Soon they landed back in court. Virgil had lost a very lucrative business deal due to some the client’s daughter. Now his business was in trouble and he tried to reclaim his two thousand dollars and to prevent Cindy from using a shared savings account (one set up by them for the window seat and alcove installation) to pay for the repairs. Virgil lost this case, but it did not matter much to Cindy. The check and the account together still wouldn’t cover the initial window cost, let alone the window seat/alcove addition and now she had more attorney’s fees on top of it.
Cindy’s workplace had luckily hired a temp while she was out, so her job awaited her when she left the hospital, but long hours sitting at a desk were hard on her back. Her manager tried to accommodate her with an ergonomic chair, which helped, but not enough. Finally, despite her manager’s objections, she quit.
Debts began to pile up. Past due and over due notices appeared in her mailbox.
She had gone to a religious school as a child and some of the lessons still surfaced in her mind: things about loving your neighbor and keeping the Sabbath day holy. But these lessons had long parted ways from her life, and the words ceased to have meaning for her. Till she came across a muddy flier that attached itself to her shoe on her way home one night.
She had nothing to lose, so she went to the church soup kitchen down the street from her apartment.
She’d done her hair and makeup, worn a dress, so she didn’t fit the profile of someone in need. They did not turn her away, but the disapproving stares of several of the older ladies made her want to vomit. She left without eating.
How would not working on Sundays help her now? How would picking up a beaten man on the side of the road help her now? She had been beaten and left for dead, and just like the story, the clergy, the people who were supposed to help, just passed on by.
A steady clip, clop, clip, clop sounded in the distance.
Cindy got up from her kitchen table, went into the living room and turned off the TV. A Western had begun to play in her absence.
That night Cindy went the one place she swore she’d never go again.
“Been a long time,” the bartender said.
“You remember me?” Cindy asked.
“I remember your tips,” he said with a smile.
Cindy blushed, unsure whether she heard him correctly.
“It’s not every day a lady gets sloshed the way you used to, cleans up for a couple of years and comes back,” he continued. “Most are only gone a month, some just a day, if they make it to a year I almost never see them again.” He smiled. “Except at the grocery store.” He let that sit a minute then added, “You’re also quite pretty.”
“Thanks,” Cindy said.
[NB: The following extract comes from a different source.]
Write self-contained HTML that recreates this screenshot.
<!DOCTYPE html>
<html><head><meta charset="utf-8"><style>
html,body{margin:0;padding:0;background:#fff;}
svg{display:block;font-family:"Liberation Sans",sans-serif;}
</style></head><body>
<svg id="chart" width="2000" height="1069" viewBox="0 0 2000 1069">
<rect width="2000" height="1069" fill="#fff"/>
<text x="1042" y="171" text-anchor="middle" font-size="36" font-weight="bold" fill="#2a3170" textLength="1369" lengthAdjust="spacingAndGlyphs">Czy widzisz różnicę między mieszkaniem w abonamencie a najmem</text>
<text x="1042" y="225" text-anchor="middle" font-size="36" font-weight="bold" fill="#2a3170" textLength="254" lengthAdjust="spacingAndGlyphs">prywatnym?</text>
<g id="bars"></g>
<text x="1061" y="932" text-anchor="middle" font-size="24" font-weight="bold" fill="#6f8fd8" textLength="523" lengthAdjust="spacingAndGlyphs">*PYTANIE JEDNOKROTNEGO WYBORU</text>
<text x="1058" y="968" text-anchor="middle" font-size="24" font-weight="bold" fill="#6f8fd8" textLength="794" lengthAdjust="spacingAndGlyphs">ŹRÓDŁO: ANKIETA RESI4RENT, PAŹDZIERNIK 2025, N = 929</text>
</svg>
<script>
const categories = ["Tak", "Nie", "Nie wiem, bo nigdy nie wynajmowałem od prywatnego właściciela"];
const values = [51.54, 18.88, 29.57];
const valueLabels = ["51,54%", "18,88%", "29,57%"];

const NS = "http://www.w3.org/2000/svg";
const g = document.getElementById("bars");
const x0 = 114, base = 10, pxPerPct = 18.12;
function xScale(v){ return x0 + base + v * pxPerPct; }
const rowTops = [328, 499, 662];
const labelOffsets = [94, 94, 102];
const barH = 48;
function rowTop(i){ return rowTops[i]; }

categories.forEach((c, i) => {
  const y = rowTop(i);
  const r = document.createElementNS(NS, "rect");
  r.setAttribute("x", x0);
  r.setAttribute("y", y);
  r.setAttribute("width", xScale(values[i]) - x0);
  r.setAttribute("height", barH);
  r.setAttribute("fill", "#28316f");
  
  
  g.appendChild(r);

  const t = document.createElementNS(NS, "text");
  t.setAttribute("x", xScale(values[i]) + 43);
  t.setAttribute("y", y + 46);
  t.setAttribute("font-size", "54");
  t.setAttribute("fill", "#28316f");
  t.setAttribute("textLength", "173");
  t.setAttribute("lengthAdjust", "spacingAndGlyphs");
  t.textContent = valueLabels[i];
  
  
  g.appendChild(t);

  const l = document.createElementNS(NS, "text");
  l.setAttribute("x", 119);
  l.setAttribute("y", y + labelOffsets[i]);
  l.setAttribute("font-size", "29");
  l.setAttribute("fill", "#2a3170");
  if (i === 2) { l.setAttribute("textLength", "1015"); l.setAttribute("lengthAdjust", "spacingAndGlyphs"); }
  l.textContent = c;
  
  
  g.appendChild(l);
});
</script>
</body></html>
She smoothed her hair and sat a little straighter on the stool.
The bartender picked up a glass to wipe and looked out into the smoky atmosphere.
“You sure you want to be here?” he asked after a long pause.
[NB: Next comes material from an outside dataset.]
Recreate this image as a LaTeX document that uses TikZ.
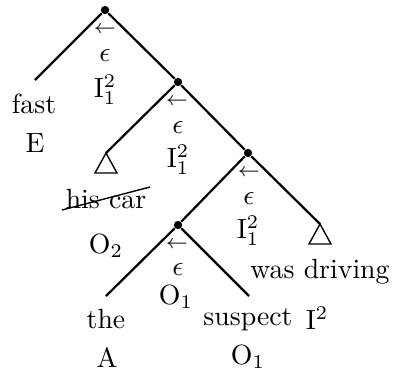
\documentclass[tikz,border=0pt]{standalone}
\usepackage{amsmath}
\usetikzlibrary{positioning}

\begin{document}
\begin{tikzpicture}[x=0.36pt, y=-0.36pt,
  branch/.style={line width=0.8pt},
  dot/.style={circle, fill, inner sep=0pt, minimum size=3pt},
  word/.style={inner sep=0pt},
  mv/.style={font=\scriptsize, inner sep=0pt},
  gap/.style={inner sep=0pt},
  tri/.style={line width=0.5pt}
]
\useasboundingbox (0,0) rectangle (393,374);

% branching points
\node[dot] (root) at (105,10) {};
\node[dot] (nb) at (178,82) {};
\node[dot] (nc) at (248,153) {};
\node[dot] (nd) at (178,225) {};

% leaves and roofs
\coordinate (fastend) at (35,80);
\coordinate (theend) at (106,296);
\coordinate (suspend) at (249,296);
\coordinate (roofa) at (106,153);
\coordinate (roofb) at (320,224);

\draw[branch] (root) -- (fastend);
\draw[branch] (root) -- (nb);
\draw[branch] (nb) -- (roofa);
\draw[branch] (nb) -- (nc);
\draw[branch] (nc) -- (nd);
\draw[branch] (nc) -- (roofb);
\draw[branch] (nd) -- (theend);
\draw[branch] (nd) -- (suspend);

\draw[tri] (roofa) -- ++(-11,20) -- ++(22,0) -- cycle;
\draw[tri] (roofb) -- ++(-11,20) -- ++(22,0) -- cycle;

% movement labels
\node[mv] (ra) at (105,30) {$\leftarrow$};
\node[gap] (re) at (105,56) {$\epsilon$};
\node[word] (ri) at (105,90) {$\mathrm{I}^2_1$};
\node[mv] (ba) at (177,102) {$\leftarrow$};
\node[gap] (be) at (178,128) {$\epsilon$};
\node[word] (bi) at (178,160) {$\mathrm{I}^2_1$};
\node[mv] (ca) at (249,173) {$\leftarrow$};
\node[gap] (ce) at (249,199) {$\epsilon$};
\node[word] (ci) at (248,231) {$\mathrm{I}^2_1$};
\node[mv] (da) at (177,245) {$\leftarrow$};
\node[gap] (de) at (178,270) {$\epsilon$};
\node[word] (do) at (176,297) {$\mathrm{O}_1$};

% words
\node[word] (fast) at (34,104) {fast};
\node[word] (fastc) at (35,143) {E};
\node[word] (hiscar) at (106,199) {his car};
\node[word] (hiscarc) at (106,246) {$\mathrm{O}_2$};
\node[word] (the) at (106,319) {the};
\node[word] (thec) at (107,358) {A};
\node[word] (susp) at (248,320) {suspect};
\node[word] (suspc) at (248,357) {$\mathrm{O}_1$};
\node[word] (drive) at (320,272) {was driving};
\node[word] (drivec) at (317,318) {$\mathrm{I}^2$};

% struck out
\coordinate (strikea) at (62,210);
\coordinate (strikeb) at (150,187);
\draw[line width=0.5pt] (strikea) -- (strikeb);

\end{tikzpicture}
\end{document}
Cindy stayed quiet for a long moment before sliding a twenty across the bar, her last twenty. “My usual please.”
“Rum and Coke, hold the Coke?”
Cindy nodded and waved off her change when he brought her drink. It was the last bill she had, but his comment and her pride stopped her.
Above the blaring music she heard an odd, high-pitched noise, when she asked the bartender he apologized. “It’s the squeak of one of the belts on the air conditioner, doesn’t last long,” he said.
“That’s alright,” she said. “It sounds kind of like a choir. Like the one at St. Luke’s when I was a girl.”
“That it does,” the bartender said. “That it does.”
After the bartender moved on to other customers, she just stared at her drink. While someone was around she could make light of her circumstance, but when alone she struggled to hold back the tears.
She never drank any of her Rum “and Coke” that night. She sat and looked at it for three hours straight, unable to take the first sip, but unable to leave.
Just before closing, she picked it up and put the glass to her lips. She paused there for a long moment, then put the glass back down on the table without a sip. She looked at the glass, at the alcohol still settling in it and the ice cubes slowly diluting it, spreading its potency and making her wish she could pound it down now like she used to. Let that alcohol rip and burn her throat all the way down till it stoked a fire in her belly and filled her up so full that it pushed her life, her worries, her stress, her fears out through her finger tips. To let her feel for just one moment what it’s like to be free, to be held in her Virgil’s arms, to know that he loved her, cared for her and would never again balk before death-did-them-part. But she sat there till closing, heart burning, throat unirritated, an eviction notice peeking out of her purse.